One would assume the relationship is over but like a fool I am in love - darn it! I miss him terribly and really what to sort things out but I know the best thing i can do is leave it to him to return my call if he wants to.

 

This guy can play games and has gone for a few days ignoring me as I had said something that offended him without my realising. At the time, I did explain that I don't' respond well to that and if he is upset he should just say so.

 

My problem is, half of my friends are telling me to forget him (mainly the single ones) and the other half are telling me to tell him how I feel, in a letter or email. I do want him to know how I feel and that I do love him but almost feel its too late? At the start he chased me and refused to give up - almost as if he has caught his prey and is bored now!

 

He spoke of having children with me and plans for the future - which towards the end I loved speaking about.
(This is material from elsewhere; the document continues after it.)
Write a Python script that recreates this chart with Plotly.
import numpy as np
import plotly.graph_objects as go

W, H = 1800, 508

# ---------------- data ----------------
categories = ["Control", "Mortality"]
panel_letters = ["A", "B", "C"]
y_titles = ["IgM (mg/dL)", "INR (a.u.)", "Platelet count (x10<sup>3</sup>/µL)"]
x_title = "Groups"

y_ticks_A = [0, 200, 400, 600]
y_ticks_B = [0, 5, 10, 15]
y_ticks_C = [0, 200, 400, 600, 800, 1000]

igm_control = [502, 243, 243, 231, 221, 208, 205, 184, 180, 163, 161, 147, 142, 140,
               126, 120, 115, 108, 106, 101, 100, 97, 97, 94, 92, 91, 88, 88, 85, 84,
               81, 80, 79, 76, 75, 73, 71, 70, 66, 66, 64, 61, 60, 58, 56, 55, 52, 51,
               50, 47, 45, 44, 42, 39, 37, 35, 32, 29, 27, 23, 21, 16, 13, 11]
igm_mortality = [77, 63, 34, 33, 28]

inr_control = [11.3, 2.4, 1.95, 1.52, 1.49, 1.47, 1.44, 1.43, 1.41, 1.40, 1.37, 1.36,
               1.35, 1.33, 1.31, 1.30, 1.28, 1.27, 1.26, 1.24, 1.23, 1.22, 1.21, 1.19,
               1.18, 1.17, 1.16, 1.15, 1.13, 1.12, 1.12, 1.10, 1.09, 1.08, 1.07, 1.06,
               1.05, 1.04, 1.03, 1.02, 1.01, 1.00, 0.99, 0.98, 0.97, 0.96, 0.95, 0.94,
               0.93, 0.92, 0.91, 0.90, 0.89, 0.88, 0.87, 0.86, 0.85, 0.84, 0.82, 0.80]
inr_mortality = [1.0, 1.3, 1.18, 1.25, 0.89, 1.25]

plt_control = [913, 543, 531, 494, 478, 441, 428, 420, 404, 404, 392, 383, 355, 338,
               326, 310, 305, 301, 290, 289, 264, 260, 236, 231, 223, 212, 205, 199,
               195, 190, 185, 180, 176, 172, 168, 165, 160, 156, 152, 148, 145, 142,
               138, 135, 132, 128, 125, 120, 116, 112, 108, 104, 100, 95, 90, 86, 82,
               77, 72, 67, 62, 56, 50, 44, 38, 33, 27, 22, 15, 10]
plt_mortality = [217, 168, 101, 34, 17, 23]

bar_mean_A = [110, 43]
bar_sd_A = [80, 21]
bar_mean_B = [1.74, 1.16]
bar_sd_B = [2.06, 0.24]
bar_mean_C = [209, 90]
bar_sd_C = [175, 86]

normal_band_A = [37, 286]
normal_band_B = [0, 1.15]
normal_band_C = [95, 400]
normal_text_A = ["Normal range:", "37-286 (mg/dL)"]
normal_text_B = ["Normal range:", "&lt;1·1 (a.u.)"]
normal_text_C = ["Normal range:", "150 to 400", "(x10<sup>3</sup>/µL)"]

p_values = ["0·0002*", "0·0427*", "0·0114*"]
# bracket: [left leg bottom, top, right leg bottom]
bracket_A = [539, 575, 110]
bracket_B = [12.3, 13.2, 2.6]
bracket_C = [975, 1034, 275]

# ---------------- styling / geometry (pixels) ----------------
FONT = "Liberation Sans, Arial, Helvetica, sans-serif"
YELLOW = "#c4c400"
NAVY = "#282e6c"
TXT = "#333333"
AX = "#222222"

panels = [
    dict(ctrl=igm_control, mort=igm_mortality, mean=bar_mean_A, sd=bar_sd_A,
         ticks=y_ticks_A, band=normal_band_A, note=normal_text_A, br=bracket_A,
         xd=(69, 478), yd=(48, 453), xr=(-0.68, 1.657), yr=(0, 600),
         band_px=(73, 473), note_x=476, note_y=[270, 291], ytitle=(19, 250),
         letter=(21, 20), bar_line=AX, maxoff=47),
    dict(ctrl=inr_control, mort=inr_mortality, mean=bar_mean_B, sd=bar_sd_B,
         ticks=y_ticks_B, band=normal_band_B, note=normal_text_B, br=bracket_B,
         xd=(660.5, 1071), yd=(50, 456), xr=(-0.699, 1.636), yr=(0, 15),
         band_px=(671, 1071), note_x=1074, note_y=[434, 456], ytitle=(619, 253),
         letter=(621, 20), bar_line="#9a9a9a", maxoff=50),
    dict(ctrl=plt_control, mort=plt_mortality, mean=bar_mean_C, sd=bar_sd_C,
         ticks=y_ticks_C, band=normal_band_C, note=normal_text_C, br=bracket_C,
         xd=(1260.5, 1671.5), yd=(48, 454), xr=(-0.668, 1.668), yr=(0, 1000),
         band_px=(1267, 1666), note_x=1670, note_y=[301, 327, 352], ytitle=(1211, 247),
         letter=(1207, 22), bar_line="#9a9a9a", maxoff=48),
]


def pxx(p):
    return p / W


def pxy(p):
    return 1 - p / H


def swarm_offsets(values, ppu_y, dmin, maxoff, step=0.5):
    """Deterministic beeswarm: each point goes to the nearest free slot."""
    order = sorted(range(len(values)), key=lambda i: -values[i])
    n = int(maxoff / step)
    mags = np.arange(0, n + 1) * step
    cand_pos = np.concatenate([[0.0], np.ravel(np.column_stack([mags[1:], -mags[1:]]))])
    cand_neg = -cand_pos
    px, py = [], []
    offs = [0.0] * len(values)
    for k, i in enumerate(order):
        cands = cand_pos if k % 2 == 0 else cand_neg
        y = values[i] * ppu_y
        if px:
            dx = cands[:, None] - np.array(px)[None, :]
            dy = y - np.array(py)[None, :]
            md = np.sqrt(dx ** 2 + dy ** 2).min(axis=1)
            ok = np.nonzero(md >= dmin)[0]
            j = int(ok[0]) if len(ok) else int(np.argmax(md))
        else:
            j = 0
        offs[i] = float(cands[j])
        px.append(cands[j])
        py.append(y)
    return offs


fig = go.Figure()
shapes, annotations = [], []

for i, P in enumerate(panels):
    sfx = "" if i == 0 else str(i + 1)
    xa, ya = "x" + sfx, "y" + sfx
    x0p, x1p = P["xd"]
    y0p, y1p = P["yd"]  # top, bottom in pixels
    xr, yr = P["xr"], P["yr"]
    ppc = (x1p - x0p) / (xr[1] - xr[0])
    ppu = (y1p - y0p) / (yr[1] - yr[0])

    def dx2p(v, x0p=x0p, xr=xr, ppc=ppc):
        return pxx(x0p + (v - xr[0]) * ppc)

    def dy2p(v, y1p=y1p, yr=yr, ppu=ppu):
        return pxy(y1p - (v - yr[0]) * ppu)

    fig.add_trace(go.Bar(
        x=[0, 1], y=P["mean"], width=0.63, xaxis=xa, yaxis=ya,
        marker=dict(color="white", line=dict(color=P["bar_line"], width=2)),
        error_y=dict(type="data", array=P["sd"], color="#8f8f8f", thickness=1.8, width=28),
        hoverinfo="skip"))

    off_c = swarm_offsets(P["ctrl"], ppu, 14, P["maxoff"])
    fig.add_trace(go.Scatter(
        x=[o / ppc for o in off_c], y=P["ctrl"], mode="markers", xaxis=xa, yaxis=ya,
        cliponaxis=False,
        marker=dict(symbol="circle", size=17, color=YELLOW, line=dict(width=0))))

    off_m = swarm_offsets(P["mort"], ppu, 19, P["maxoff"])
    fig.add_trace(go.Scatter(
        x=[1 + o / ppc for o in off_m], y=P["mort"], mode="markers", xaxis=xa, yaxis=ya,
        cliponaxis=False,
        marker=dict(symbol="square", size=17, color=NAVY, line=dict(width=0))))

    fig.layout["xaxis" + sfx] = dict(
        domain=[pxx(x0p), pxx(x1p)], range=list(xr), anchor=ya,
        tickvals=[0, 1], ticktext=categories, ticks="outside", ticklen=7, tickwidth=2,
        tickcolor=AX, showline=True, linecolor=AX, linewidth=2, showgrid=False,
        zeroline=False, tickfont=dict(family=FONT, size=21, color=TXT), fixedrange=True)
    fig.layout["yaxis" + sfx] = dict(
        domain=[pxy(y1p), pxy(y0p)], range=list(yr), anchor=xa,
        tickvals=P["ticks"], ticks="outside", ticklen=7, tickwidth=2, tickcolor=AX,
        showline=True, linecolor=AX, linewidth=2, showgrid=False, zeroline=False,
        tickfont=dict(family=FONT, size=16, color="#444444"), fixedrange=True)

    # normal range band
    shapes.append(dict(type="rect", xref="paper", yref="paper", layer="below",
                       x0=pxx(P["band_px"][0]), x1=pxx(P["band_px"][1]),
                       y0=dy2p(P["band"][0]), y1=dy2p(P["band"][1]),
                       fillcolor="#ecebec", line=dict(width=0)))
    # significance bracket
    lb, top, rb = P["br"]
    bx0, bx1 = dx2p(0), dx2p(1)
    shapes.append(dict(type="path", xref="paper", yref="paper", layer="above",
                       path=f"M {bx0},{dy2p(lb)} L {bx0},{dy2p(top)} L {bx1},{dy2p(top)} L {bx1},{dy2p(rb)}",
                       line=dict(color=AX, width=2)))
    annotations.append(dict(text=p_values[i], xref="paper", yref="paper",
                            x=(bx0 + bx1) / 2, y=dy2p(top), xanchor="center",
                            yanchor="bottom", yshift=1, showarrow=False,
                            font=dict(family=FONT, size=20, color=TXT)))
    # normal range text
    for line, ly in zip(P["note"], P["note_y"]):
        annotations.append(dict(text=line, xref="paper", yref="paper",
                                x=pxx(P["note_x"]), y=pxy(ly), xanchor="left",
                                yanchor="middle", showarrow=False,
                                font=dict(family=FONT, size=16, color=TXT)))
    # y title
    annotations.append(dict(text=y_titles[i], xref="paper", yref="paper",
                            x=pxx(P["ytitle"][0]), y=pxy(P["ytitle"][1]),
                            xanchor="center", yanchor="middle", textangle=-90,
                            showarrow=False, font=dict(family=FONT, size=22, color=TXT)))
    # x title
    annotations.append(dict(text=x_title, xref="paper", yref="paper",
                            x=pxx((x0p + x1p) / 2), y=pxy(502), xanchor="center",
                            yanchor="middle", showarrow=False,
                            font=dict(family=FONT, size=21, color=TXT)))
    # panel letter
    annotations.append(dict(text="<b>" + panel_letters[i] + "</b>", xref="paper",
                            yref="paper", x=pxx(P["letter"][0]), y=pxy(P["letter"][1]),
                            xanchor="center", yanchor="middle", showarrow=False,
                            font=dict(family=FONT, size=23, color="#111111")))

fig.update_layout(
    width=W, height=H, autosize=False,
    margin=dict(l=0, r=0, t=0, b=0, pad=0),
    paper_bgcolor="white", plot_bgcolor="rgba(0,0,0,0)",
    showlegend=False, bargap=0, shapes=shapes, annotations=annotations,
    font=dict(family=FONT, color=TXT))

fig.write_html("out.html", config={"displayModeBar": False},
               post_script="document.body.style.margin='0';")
We had been together for 7 months.

 

I'm normally quite a strong person and don't get too involved in the emotional side of things but I miss him and really want to be back with him. Is it worth trying or should I wait it out, if its meant to be it will be??

Posted

How long ago did he and the ex end things before the two of you got together? That will tell you a lot about where he is right now emotionally, and how cautious you need to be.

  • Author
Posted

They had been separated just under a year when I started seeing him again. When he went back, he only stayed a month or so. She has since met someone else too.

Posted

That last tidbit is a bit telling. Does he bring up the ex often? Just to err on the side of caution this could be one of those "I'll move on first" games rather than feelings truly coming from where they need to come from.

 

What would he need to do in order to win your trust?

  • Author
Posted

They have an up and down relationship, but they share 50/50 custody of their son so I do hear about her at times but I wouldn't say he speaks about her often. If he has, it's been in relation to their child. I know she had met someone else and is living with him as he had picked their child up from my partners home before.

  • Author
Posted

I do trust him, I couldn't be with him if I didn't. I felt like I was ready to fully commit to the relationship properly and let go of my own insecurities. I just want him in my life. I don't understand the lack of communication with me these past few weeks. If this is his way of ending things, it's awful!!!